A major institutional real estate investor, responsible for billions of dollars in development, is halting new projects in Greater Boston. The decision comes amid concerns over the city's political climate and a looming statewide ballot measure on rent control, signaling potential headwinds for the region's housing development.
Jeff Kanne, chief executive of National Real Estate Advisors, which manages a $10 billion portfolio, cited increasing risk and an unfavorable environment for securing returns on investment as primary reasons for the pause. The firm has been a significant player in the Boston market for nearly two decades.
Key Takeaways
- National Real Estate Advisors, a firm managing $10 billion, has paused new investments in Boston's real estate market.
- CEO Jeff Kanne points to the city's political direction and a November rent control ballot initiative as key concerns.
- The move highlights the competitive landscape where cities vie for institutional investment capital.
- Kanne suggests Boston needs to be more proactive in attracting developers to mitigate high investment risks.
Investor Uncertainty Halts Development Pipeline
For almost 20 years, National Real Estate Advisors has been a key contributor to the changing skyline of Greater Boston. However, the firm's commitment to future projects is now in question. The company actively evaluates opportunities across 20 major metropolitan areas in the United States, from the Sun Belt to the West Coast.
This competitive landscape means capital can be reallocated to markets perceived as more stable or business-friendly. According to Kanne, the current conditions in Boston make it difficult to justify new, large-scale investments. He emphasized that the perception of real estate development often overlooks the significant financial risks involved.
"There’s as many people who lose money ... as there are who make money," Kanne stated, highlighting the high-stakes nature of the industry. "It’s risky."
A National Perspective on Local Policy
Institutional investors like National Real Estate Advisors operate on a national scale. Their decisions are based on complex models that weigh risk, potential return, and regulatory stability. When a local market introduces variables like rent control or a perception of being unfriendly to development, it can shift that city's ranking in an investment portfolio, causing capital to flow elsewhere.
The Impact of Rent Control and City Hall
A significant factor in the firm's decision is the upcoming statewide ballot measure in November that seeks to implement rent control. This policy, supported by Boston Mayor Michelle Wu, creates uncertainty for developers who rely on market-rate rental income to finance and justify new construction.
Mayor Wu is now in her second term, and her administration's stance on housing and development policies has been closely watched by the real estate community. The potential return of rent control, a policy Massachusetts voters banned statewide in 1994, is a major point of contention.
"If the officials in Boston want investors like us to say, ‘Hey, I can’t wait to get to Boston,’ they need to roll out the red carpet, and say, ‘Hey, come here. This is what we’re going to do for you.’"
This statement from Kanne underscores a sentiment that the city is not doing enough to court the private investment necessary to address its housing shortage. He argues that a more collaborative and welcoming approach is needed to keep Boston competitive.

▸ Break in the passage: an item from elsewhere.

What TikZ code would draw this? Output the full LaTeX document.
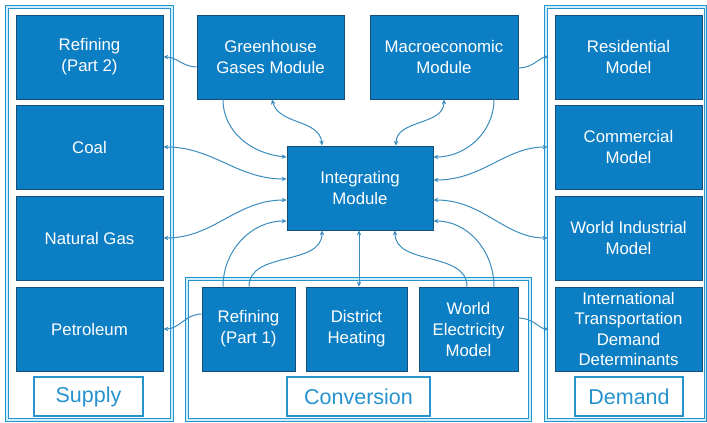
\documentclass[tikz,border=0pt]{standalone}
\usepackage{fontspec}
\setmainfont{Liberation Sans}
\usepackage{tikz}
\usetikzlibrary{arrows.meta}

\definecolor{boxblue}{RGB}{12,126,196}
\definecolor{boxedge}{RGB}{22,78,122}
\definecolor{frameblue}{RGB}{38,146,206}
\definecolor{lineblue}{RGB}{58,140,190}

\begin{document}
\begin{tikzpicture}[x=1pt, y=-1pt]
\tikzstyle{module} = [draw=boxedge, line width=0.8pt, fill=boxblue, text=white, align=center,
  inner sep=0pt, minimum height=84pt, font=\fontsize{16.8}{21}\selectfont]
\tikzstyle{group} = [draw=frameblue, line width=1.8pt, fill=white, text=frameblue,
  inner sep=0pt, minimum height=39pt, font=\fontsize{21.5}{24}\selectfont]
\tikzstyle{frame} = [draw=frameblue, line width=0.9pt, double=white!80!cyan, double distance=1.3pt]
\tikzstyle{arr} = [draw=lineblue, line width=1pt, -{Stealth[length=5pt,width=4.5pt]}]
\tikzstyle{both} = [draw=lineblue, line width=1pt, {Stealth[length=5pt,width=4.5pt]}-{Stealth[length=5pt,width=4.5pt]}]

\useasboundingbox (0,0) rectangle (707,423);

% frames
\draw[frame] (7,7) rectangle (172,420);
\draw[frame] (546,7) rectangle (705.5,420);
\draw[frame] (187,279) rectangle (530,420);

% supply
\node[module, minimum width=147pt] (ref2) at (89.5,57) {Refining\\(Part 2)};
\node[module, minimum width=147pt] (coal) at (89.5,147) {Coal};
\node[module, minimum width=147pt] (ngas) at (89.5,238) {Natural Gas};
\node[module, minimum width=147pt] (petro) at (89.5,329) {Petroleum};
\node[group, minimum width=109pt] (supply) at (88.5,396.5) {Supply};

% middle
\node[module, minimum width=147pt] (ghg) at (270.5,57) {Greenhouse\\Gases Module};
\node[module, minimum width=148pt] (macro) at (444,57) {Macroeconomic\\Module};
\node[module, minimum width=146pt] (integ) at (360,188) {Integrating\\Module};

% conversion
\node[module, minimum width=93pt] (ref1) at (248.5,329) {Refining\\(Part 1)};
\node[module, minimum width=101pt] (dist) at (356.5,329) {District\\Heating};
\node[module, minimum width=99pt] (welec) at (468.5,329) {World\\Electricity\\Model};
\node[group, minimum width=143pt] (conv) at (358.5,396.5) {Conversion};

% demand
\node[module, minimum width=147pt] (resid) at (628.5,57) {Residential\\Model};
\node[module, minimum width=147pt] (comm) at (628.5,147) {Commercial\\Model};
\node[module, minimum width=147pt] (wind) at (628.5,238) {World Industrial\\Model};
\node[module, minimum width=147pt, font=\fontsize{16.8}{20.5}\selectfont] (intl) at (628.5,329) {International\\Transportation\\Demand\\Determinants};
\node[group, minimum width=108pt] (demand) at (629,396.5) {Demand};

% links
\draw[arr] ([yshift=-10pt]ghg.west) to[out=180, in=0] (ref2.east);
\draw[arr] ([xshift=-47.5pt]ghg.south) to[out=-90, in=175] ([yshift=31pt]integ.west);
\draw[both] ([xshift=1.5pt]ghg.south) to[out=-75, in=95] ([xshift=-38pt]integ.north);
\draw[both] (coal.east) to[out=0, in=180] ([yshift=9pt]integ.west);
\draw[both] (ngas.east) to[out=0, in=180] ([yshift=-12pt]integ.west);
\draw[arr] ([xshift=-25.5pt]ref1.north) to[out=90, in=180] ([yshift=-33pt]integ.west);
\draw[arr] ([xshift=0.5pt]ref1.north) to[out=90, in=-90] ([xshift=-38pt]integ.south);
\draw[arr] ([yshift=15pt]ref1.west) to[out=180, in=0] (petro.east);
\draw[both] ([xshift=2.5pt]dist.north) -- ([xshift=-1pt]integ.south);
\draw[arr] ([xshift=-1.5pt]welec.north) to[out=90, in=-90] ([xshift=35pt]integ.south);
\draw[arr] ([xshift=25.5pt]welec.north) to[out=90, in=0] ([yshift=-33pt]integ.east);
\draw[arr, shorten >=6pt] ([yshift=11pt]welec.east) to[out=0, in=180] (intl.west);
\draw[both, shorten <=7pt] (wind.west) to[out=180, in=0] ([yshift=-12pt]integ.east);
\draw[both, shorten <=7pt] (comm.west) to[out=180, in=0] ([yshift=8pt]integ.east);
\draw[arr] ([xshift=50pt]macro.south) to[out=-90, in=0] ([yshift=31pt]integ.east);
\draw[both] (macro.south) to[out=-90, in=90] ([xshift=36pt]integ.north);
\draw[arr, shorten >=6pt] ([yshift=-11pt]macro.east) to[out=0, in=180] (resid.west);
\end{tikzpicture}
\end{document}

Boston's Competitive Disadvantage?
National Real Estate Advisors constantly weighs Boston against approximately 20 other U.S. markets. These include rapidly growing cities like Charlotte, North Carolina, as well as established hubs like San Francisco. This means Boston is not just competing with itself for development but with every other major city for a finite pool of institutional capital.
What This Means for Boston's Housing Crisis
The decision by a major investor to pause activity could have ripple effects on Boston's efforts to create more housing. The region faces a severe housing shortage, which has driven prices to record highs and created an affordability crisis for many residents.
Large-scale development projects are crucial for increasing the housing supply. These projects often include:
- Hundreds or thousands of new apartment units.
- Affordable housing components mandated by city policy.
- Creation of construction and permanent jobs.
- Increased property tax revenue for the city.
When a firm managing $10 billion in assets steps back, it sends a powerful message to other potential investors. The concern is that others may follow suit, leading to a slowdown in construction that could exacerbate the existing housing supply issues.
The Broader Economic Implications
Beyond housing, a slowdown in real estate development impacts the broader local economy. Construction is a major employer, and new residential and commercial buildings support a network of related industries, from architecture and engineering to property management and retail.
The pause by National Real Estate Advisors serves as a critical data point for city and state officials. As they navigate housing policy and the upcoming rent control vote, they must also consider the delicate balance required to maintain investor confidence. The challenge remains how to address housing affordability without discouraging the very development needed to solve the problem.